Prostitutas vagando por las calles, con sus zapatitos diminutos, sus faldas cortas y su bolso. Un atuendo tópico, carente de imaginación, como las cabezas de esas criaturas. Rezuman amargura y tristeza. Cansancio. Hastío. Dar vueltas una y otra vez hasta que alguien te suba a su coche y así puedas acariciar con tu lengua los recovecos más oscuros de un ser repugnante que nunca te dirá “te quiero”, o apreciará que has cambiado el maquillaje para estar más atractiva, o se preocupará por el dolor de tu muñeca, o te abrazará y te llevará lejos de allí. Lejos de la pesadilla. Porque le gusta la carne. Y tú eres solo un trozo de carne que poderse follar. ¿Qué te creías, eh, puta?

Puestos y quioscos infectos de familias infectas, puntos de venta de droga, pantallas de plasma en salones de apartamentos V.P.O. Una ironía haciendo las delicias del humorista más macabro.

Y me llama la atención la mirada de un niño, aún brillando con una inocencia que muy pronto perderá, que lleva una camiseta verde y un balón en la mano. Y habla con voz dulce y explica que unas mujeres se están peleando, y lo dice con toda normalidad. Y a mí, casi se me llenan los ojos de lágrimas al ver la realidad a la que él se enfrenta cada día, tan solo un paseo turístico para mí. Y desearía arrancarlo de allí, enseñarle mis libros, bañarlo, acariciarle el pelo, hacerle batidos de fresa o chocolate, regalarle peluches, besarlo. Darle amor en definitiva. Darle un futuro que no tiene y que nunca tendrá, porque la suerte se lo ha quitado.

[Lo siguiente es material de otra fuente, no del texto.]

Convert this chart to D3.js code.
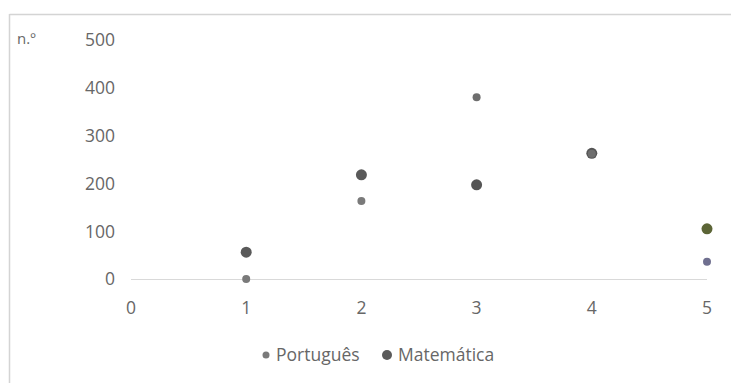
<!DOCTYPE html>
<html><head><meta charset="utf-8">
<script src="https://cdn.jsdelivr.net/npm/d3@7"></script>
<style>body{margin:0;background:#fff;} text{font-family:"Open Sans","Liberation Sans",sans-serif;}</style>
</head><body>
<script>
const xValues = [1, 2, 3, 4, 5];
const portugues = [0, 163, 380, 262, 36];
const matematica = [56, 218, 197, 263, 105];
const xTicks = [0, 1, 2, 3, 4, 5];
const yTicks = [0, 100, 200, 300, 400, 500];
const seriesNames = ["Português", "Matemática"];
const portColors = ["#7a7a7a", "#7a7a7a", "#6e6e6e", "#6e6e6e", "#6f6f8f"];
const matColors = ["#5a5a5a", "#5a5a5a", "#555555", "#555555", "#5c6536"];

const W = 731, H = 383;
const textColor = "#676767";
const svg = d3.select("body").append("svg").attr("width", W).attr("height", H);

svg.append("line").attr("x1", 9.5).attr("x2", W).attr("y1", 14.5).attr("y2", 14.5).attr("stroke", "#d4d4d4").attr("stroke-width", 1.5);
svg.append("line").attr("x1", 9.5).attr("x2", 9.5).attr("y1", 14).attr("y2", H).attr("stroke", "#d4d4d4").attr("stroke-width", 1.5);

const x = d3.scaleLinear().domain([0, 5]).range([131, 707]);
const y = d3.scaleLinear().domain([0, 500]).range([279, 40]);

svg.append("line").attr("x1", x(0)).attr("x2", x(5)).attr("y1", y(0) + 0.5).attr("y2", y(0) + 0.5).attr("stroke", "#d9d9d9");

svg.selectAll(".yt").data(yTicks).enter().append("text")
  .attr("x", 115).attr("y", d => y(d)).attr("dy", "0.36em").attr("text-anchor", "end")
  .attr("font-size", 17.5).attr("fill", textColor).text(d => d);
svg.selectAll(".xt").data(xTicks).enter().append("text")
  .attr("x", d => x(d)).attr("y", 308).attr("dy", "0.36em").attr("text-anchor", "middle")
  .attr("font-size", 17.5).attr("fill", textColor).text(d => d);

svg.append("text").attr("x", 17).attr("y", 44).attr("font-size", 15).attr("fill", textColor).text("n.º");

svg.selectAll(".m").data(xValues).enter().append("circle")
  .attr("cx", d => x(d)).attr("cy", (d, i) => y(matematica[i])).attr("r", 5.5)
  .attr("fill", (d, i) => matColors[i]);
svg.selectAll(".p").data(xValues).enter().append("circle")
  .attr("cx", d => x(d)).attr("cy", (d, i) => y(portugues[i])).attr("r", 4)
  .attr("fill", (d, i) => portColors[i]);

const lg = svg.append("g");
lg.append("circle").attr("cx", 266).attr("cy", 355).attr("r", 3.5).attr("fill", "#7a7a7a");
lg.append("text").attr("x", 276).attr("y", 355).attr("dy", "0.36em").attr("font-size", 17.5).attr("fill", textColor).text(seriesNames[0]);
lg.append("circle").attr("cx", 387).attr("cy", 355).attr("r", 5).attr("fill", "#5a5a5a");
lg.append("text").attr("x", 398).attr("y", 355).attr("dy", "0.36em").attr("font-size", 17.5).attr("fill", textColor).text(seriesNames[1]);
</script>
</body></html>
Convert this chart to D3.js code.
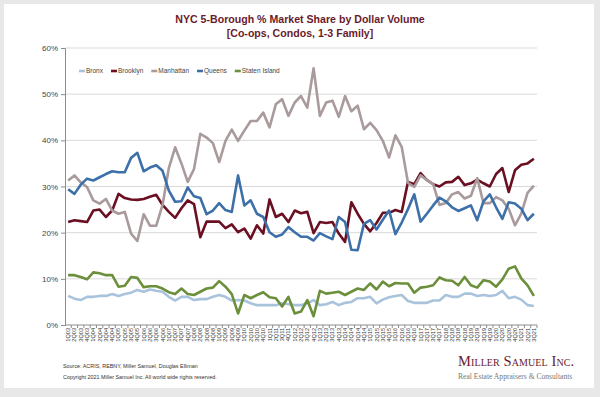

No hay dios que les ayude, administración que les tienda una mano, Estado que les escuche. Son las criaturas del inframundo que vagan por la Tierra, sinley que tienen sangre blanca en lugar de roja, mugre por vestido y un futuro tan negro como sus ojos, ansiosos por consumir.

Mientras, la ciudad, llena de estrés, ciega sus ojos ante una realidad para ella inexistente, cena cada noche a las diez en punto comida caliente y bien dispuesta. La ciudad ve la televisión, asiste a la escuela, se emociona con la música, rueda en coches con seguro, juega en parques donde pincharse con una jeringuilla no es una opción.

Dentro de ella, la microciudad llora su abandono y su olvido. La microciudad es el gueto donde todo lo que no nos gusta se encuentra. El submundo queda reducido a tres mil viviendas, donde sesenta mil historias diferentes se enredan y se destruyen, donde se drogan y alucinan, donde existen sin conocer lo que es la vida. Solo la ley del más fuerte y los impulsos de la adicción.

Porque aquí, en el submundo, todos los vivos ya están, en realidad, muertos.